10.  A crosswalk was requested and established at Lamar High School in an effort to safely allow students to get to their cars in the parking lot north of Lamar.

These are just some of the items that we have addressed in the north.  Some haven't been successful, like the Walgreens effort.  We addressed the issue with their corporate representative, but we received no cooperation on the matter.  Police have been tremendous in being available and vigilant concerning this issue, but a willingness to solve this problem by Walgreens is essential to be successful.  Out of this failed effort a success was created when the Arlington Police Department established the "REC".  The REC is a faith based effort to allow students a place to go on Tuesdays and Thursdays after school.  Tutors, basketball and other activities are available to the students, until their parents can come and pick them up.  This program has received county wide media attention and is a feather in the APD cap.

I have had the pleasure to meet some truly incredible people this past year.  I have partnered with some to try to make our neighborhoods a better place to live.  I want to thank each and every one for their contribution to our community.  And I want to thank you, the voter, for allowing me to meet these remarkable individuals.  I have hosted two town hall meetings in the past year and I have another on the Lamar/Collins Overlay Apartment Project on 26 August at the Convention Center starting at 7:00.  This will start off year two.  Let's see where this takes us.     
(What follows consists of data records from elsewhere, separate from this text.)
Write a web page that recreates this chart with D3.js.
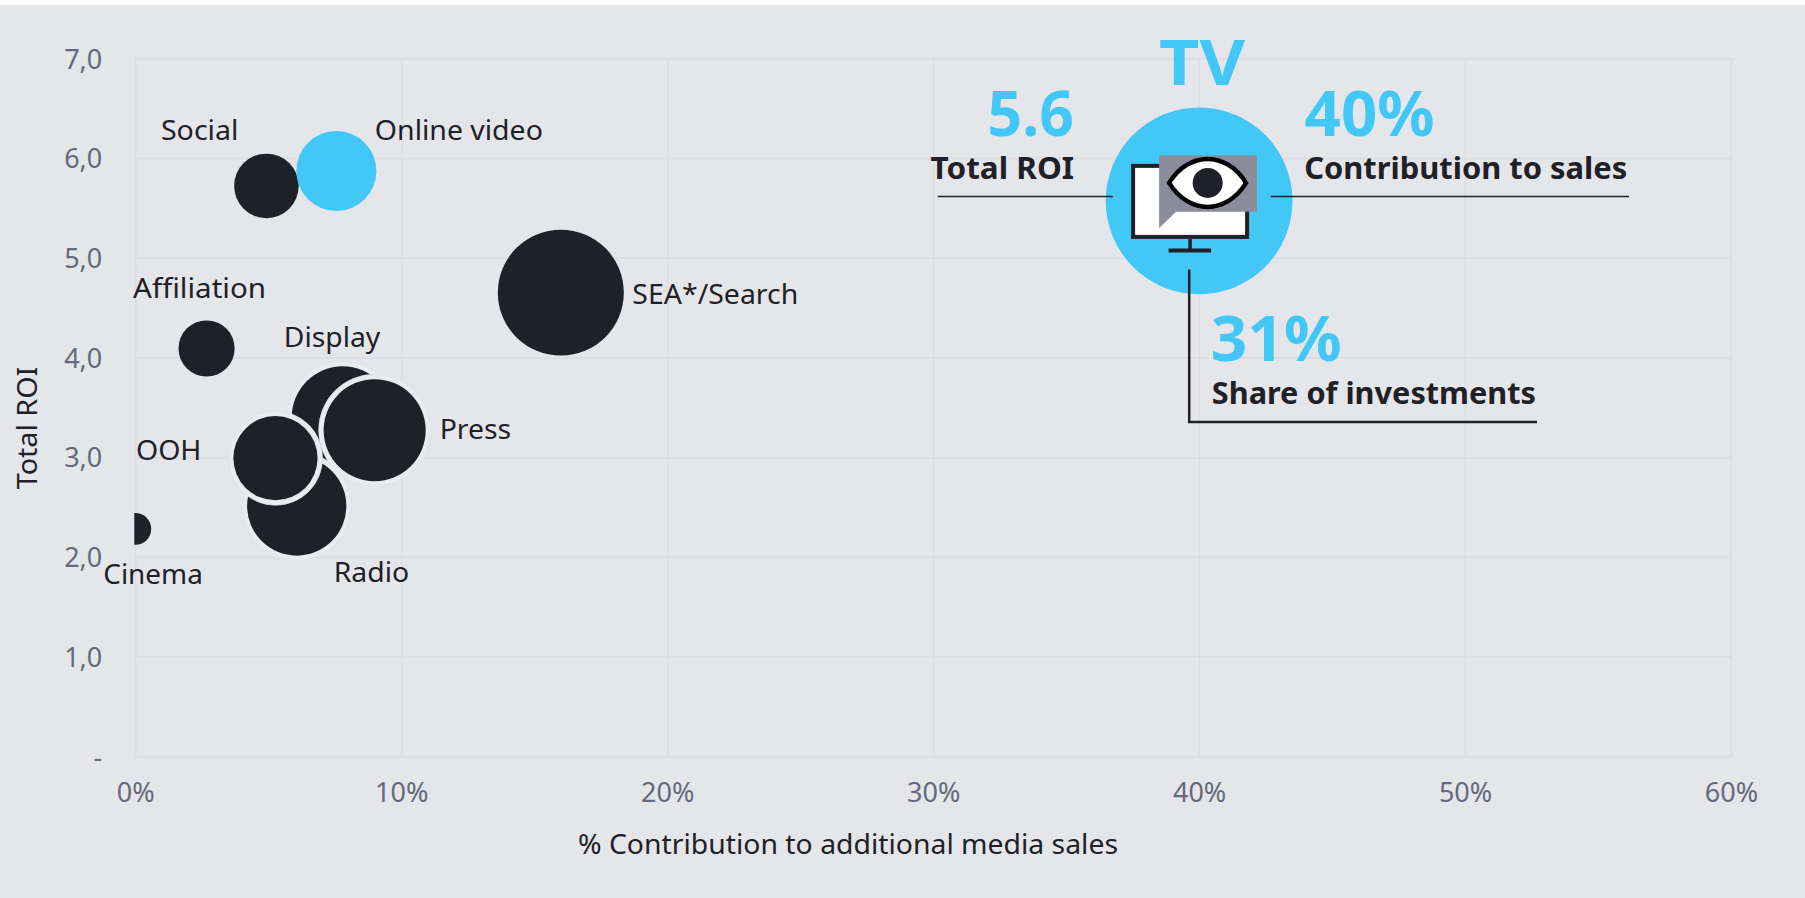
<!DOCTYPE html>
<html>
<head>
<meta charset="utf-8">
<script src="https://cdn.jsdelivr.net/npm/d3@7"></script>
<style>
    html, body { margin: 0; padding: 0; background: #fff; }
    svg { display: block; }
    text { font-family: "Noto Sans", sans-serif; }
</style>
</head>
<body>
<svg id="chart" width="1805" height="898"></svg>
<script>
// Values
var channels = ['Display', 'Radio', 'Press', 'OOH', 'SEA*/Search', 'Affiliation', 'Social', 'Cinema', 'Online video', 'TV'];
var contribution = [7.8, 6.07, 9.0, 5.27, 16.0, 2.68, 4.93, 0, 7.56, 40];
var totalRoi = [3.4, 2.51, 3.27, 2.99, 4.65, 4.09, 5.72, 2.28, 5.87, 5.57];
var investment = [9.25, 8.75, 9.25, 6.3, 14.1, 2.8, 3.7, 0.9, 5.7, 31];
var highlighted = ['Online video', 'TV'];
var ringed = ['Display', 'Radio', 'Press', 'OOH'];

var xTicks = [0, 10, 20, 30, 40, 50, 60];
var yTicks = [0, 1, 2, 3, 4, 5, 6, 7];
var yTickLabels = ['-', '1,0', '2,0', '3,0', '4,0', '5,0', '6,0', '7,0'];

var colors = {
    bg: '#e5e6ea',
    grid: '#dddee3',
    ink: '#1f2126',
    tick: '#666a7c',
    blue: '#43c7f7',
    halo: '#eaebee',
    haloEdge: '#dcdde2',
    gray: '#8a8b9b'
};

var margin = {left: 135.3, right: 1731, top: 58.3, bottom: 756.3};

// label anchor relative to bubble centre, w = wanted text width
var labelPlace = {
    'Display': {dx: -59, dy: -70, w: 96.5},
    'Radio': {dx: 37, dy: 76, w: 75.5},
    'Press': {dx: 65, dy: 9, w: 71.5},
    'OOH': {dx: -139.5, dy: 1.5, w: 65.5},
    'SEA*/Search': {dx: 71.5, dy: 11.5, w: 166},
    'Affiliation': {dx: -73.5, dy: -50.4, w: 133},
    'Social': {dx: -105.5, dy: -46, w: 77.5},
    'Cinema': {dx: -32, dy: 55, w: 99.5},
    'Online video': {dx: 38.5, dy: -30.8, w: 168}
};

var x = d3.scaleLinear().domain([0, 60]).range([margin.left, margin.right]);
var y = d3.scaleLinear().domain([0, 7]).range([margin.bottom, margin.top]);
var r = d3.scaleSqrt().domain([0, 31]).range([0, 93.4]);

var points = channels.map(function(name, i) {
    return {name: name, x: contribution[i], y: totalRoi[i], size: investment[i]};
});

var svg = d3.select('#chart');

svg.append('rect')
    .attr('y', 5)
    .attr('width', 1805)
    .attr('height', 893)
    .attr('fill', colors.bg);

svg.append('clipPath').attr('id', 'plotClip')
    .append('rect')
        .attr('x', margin.left - 1)
        .attr('y', 0)
        .attr('width', margin.right - margin.left + 1)
        .attr('height', margin.bottom);

// axes, the tick lines are the grid
var xAxis = svg.append('g')
    .attr('transform', 'translate(0,' + margin.bottom + ')')
    .call(d3.axisBottom(x)
        .tickValues(xTicks)
        .tickFormat(function(d) { return d + '%'; })
        .tickSize(margin.top - margin.bottom)
        .tickPadding(0));

var yAxis = svg.append('g')
    .attr('transform', 'translate(' + margin.left + ',0)')
    .call(d3.axisLeft(y)
        .tickValues(yTicks)
        .tickFormat(function(d, i) { return yTickLabels[i]; })
        .tickSize(margin.left - margin.right)
        .tickPadding(0));

xAxis.select('.domain').remove();
yAxis.select('.domain').remove();
xAxis.selectAll('line').attr('stroke', colors.grid).attr('stroke-width', 1.5);
yAxis.selectAll('line').attr('stroke', colors.grid).attr('stroke-width', 2);

xAxis.selectAll('text')
    .attr('y', 45.5)
    .attr('dy', 0)
    .attr('fill', colors.tick)
    .style('font-size', '27px');

yAxis.selectAll('text')
    .attr('x', -33)
    .attr('dy', 9.8)
    .attr('fill', colors.tick)
    .style('font-size', '27px');

// axis titles
svg.append('text')
    .attr('x', 848)
    .attr('y', 854)
    .attr('text-anchor', 'middle')
    .attr('textLength', 540)
    .attr('lengthAdjust', 'spacingAndGlyphs')
    .attr('fill', colors.ink)
    .style('font-size', '27px')
    .text('% Contribution to additional media sales');

svg.append('text')
    .attr('transform', 'translate(36.8,428) rotate(-90)')
    .attr('text-anchor', 'middle')
    .attr('textLength', 122.6)
    .attr('lengthAdjust', 'spacingAndGlyphs')
    .attr('fill', colors.ink)
    .style('font-size', '27px')
    .text('Total ROI');

// bubbles
var bubbles = svg.append('g').attr('clip-path', 'url(#plotClip)');

var isBlue = function(d) {
    return highlighted.indexOf(d.name) !== -1;
};

var bubble = bubbles.selectAll('g')
    .data(points)
    .enter()
    .append('g')
        .attr('transform', function(d) {
            return 'translate(' + x(d.x) + ',' + y(d.y) + ')';
        });

bubble.filter(function(d) { return ringed.indexOf(d.name) !== -1; })
    .append('circle')
        .attr('r', function(d) { return r(d.size) + 5; })
        .attr('fill', colors.halo)
        .attr('stroke', colors.haloEdge)
        .attr('stroke-width', 0.6);

bubble.append('circle')
    .attr('r', function(d) { return r(d.size); })
    .attr('fill', function(d) { return isBlue(d) ? colors.blue : colors.ink; });

// bubble labels
svg.append('g').selectAll('text')
    .data(points.filter(function(d) { return labelPlace[d.name]; }))
    .enter()
    .append('text')
        .attr('x', function(d) { return x(d.x) + labelPlace[d.name].dx; })
        .attr('y', function(d) { return y(d.y) + labelPlace[d.name].dy; })
        .attr('textLength', function(d) { return labelPlace[d.name].w; })
        .attr('lengthAdjust', 'spacingAndGlyphs')
        .attr('fill', colors.ink)
        .style('font-size', '27px')
        .text(function(d) { return d.name; });

// TV callout, everything placed from the TV bubble centre
var tv = points[channels.indexOf('TV')];
var callout = svg.append('g')
    .attr('transform', 'translate(' + x(tv.x) + ',' + y(tv.y) + ')');

var drawIcon = function(g) {
    g.append('rect')
        .attr('x', -66)
        .attr('y', -35)
        .attr('width', 114)
        .attr('height', 71)
        .attr('fill', '#fff')
        .attr('stroke', colors.ink)
        .attr('stroke-width', 4);
    g.append('line')
        .attr('x1', -9).attr('x2', -9)
        .attr('y1', 38).attr('y2', 50)
        .attr('stroke', colors.ink)
        .attr('stroke-width', 3.5);
    g.append('line')
        .attr('x1', -30.5).attr('x2', 12)
        .attr('y1', 49.5).attr('y2', 49.5)
        .attr('stroke', colors.ink)
        .attr('stroke-width', 4);
    g.append('path')
        .attr('d', 'M-40,-45.5H57.8V10.8H-23L-40,27Z')
        .attr('fill', colors.gray);
    g.append('path')
        .attr('d', 'M-30,-18C-10,-50 27,-50 47,-18C27,14 -10,14 -30,-18Z')
        .attr('fill', '#fff')
        .attr('stroke', '#000')
        .attr('stroke-width', 4.5);
    g.append('circle')
        .attr('cx', 8.6)
        .attr('cy', -18)
        .attr('r', 15)
        .attr('fill', colors.ink);
};
drawIcon(callout);

var leaders = [
    'M-261.4,-4.3H-86.4',
    'M71.7,-4.3H429.9'
];
callout.selectAll('path.leader')
    .data(leaders)
    .enter()
    .append('path')
        .attr('class', 'leader')
        .attr('d', function(d) { return d; })
        .attr('fill', 'none')
        .attr('stroke', colors.ink)
        .attr('stroke-width', 1.5);

callout.append('path')
    .attr('d', 'M-9.9,68.7V221H337.9')
    .attr('fill', 'none')
    .attr('stroke', colors.ink)
    .attr('stroke-width', 2.5);

var calloutBig = [
    {text: 'TV', dx: -40, dy: -116, w: 86},
    {text: '5.6', dx: -211.5, dy: -65, w: 86.4},
    {text: '40%', dx: 105.5, dy: -65, w: 130},
    {text: '31%', dx: 11.7, dy: 160, w: 130.8}
];
var calloutSmall = [
    {text: 'Total ROI', dx: -268.5, dy: -21.5, w: 143.4},
    {text: 'Contribution to sales', dx: 105.1, dy: -21.5, w: 323},
    {text: 'Share of investments', dx: 12.7, dy: 203.5, w: 324.2}
];

callout.selectAll('text.big')
    .data(calloutBig)
    .enter()
    .append('text')
        .attr('class', 'big')
        .attr('x', function(d) { return d.dx; })
        .attr('y', function(d) { return d.dy; })
        .attr('textLength', function(d) { return d.w; })
        .attr('lengthAdjust', 'spacingAndGlyphs')
        .attr('fill', colors.blue)
        .style('font-size', '63px')
        .style('font-weight', 700)
        .text(function(d) { return d.text; });

callout.selectAll('text.small')
    .data(calloutSmall)
    .enter()
    .append('text')
        .attr('class', 'small')
        .attr('x', function(d) { return d.dx; })
        .attr('y', function(d) { return d.dy; })
        .attr('textLength', function(d) { return d.w; })
        .attr('lengthAdjust', 'spacingAndGlyphs')
        .attr('fill', colors.ink)
        .style('font-size', '30px')
        .style('font-weight', 700)
        .text(function(d) { return d.text; });
</script>
</body>
</html>
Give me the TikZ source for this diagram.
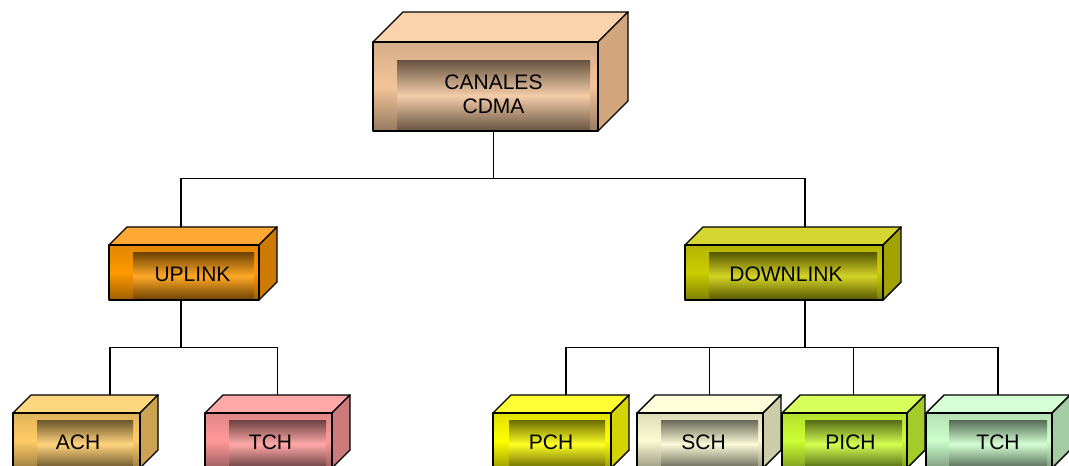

Council Meeting August 6th

Yesterday had some interesting things to consider.  In the afternoon session we were confronted with a very large problem looming on the horizon.  Fire Chief Don Crowson is responsible for the communication aspect of our first responders, both Fire and Police.  Our radio system is thirty years old and it is not only hard to get parts but also our neighbors all around us are changing systems from analog to digital.  The Ft. Worth system is our backup system, and it will cease to exist in December of 2014, because they have gone digital.  So if our main system goes down after December of next year we are down to cell phones.  Therefore, we need to join the rest of the neighboring communities in purchasing a new digital communications system.  The price tag is 14.8 million dollars, however with the use of some grant monies the price tag due the city is 10.8 million.  There is no doubt that we need the new system but we need to find the money, because it is a huge expenditure that currently isn't in the budget.  The most popular solution for this problem is a lease to own program by Motorola.  We would pay 1.5 million for 10 years and at the end we would own the system.  I think that this is going to be the solution to the problem.  It will take 16 months to install the system and get it up and running.

Last night also had some drama.  A car wash has been proposed for the corner of Green Oaks and Ball Park Way.  It has been postponed at the P&Z level four times and was finally defeated by them about two months ago.  The developers petitioned for a hearing to present to the City Council and make a determination on their development plan.  They made a very strong case, and an impressive push to become successful.  I personally had reservations concerning the compatibility of the project, and the concerns of the majority of the citizens in and around this neighborhood.  I did not know how the vote was going to come out, but I knew that either way the city would either get a good car wash or something better in the future.  The vote was very close, 5-4 against.  I was proud of the Council in that we validated the concerns of P&Z and upheld the concerns of the majority of the citizens in the surrounding area.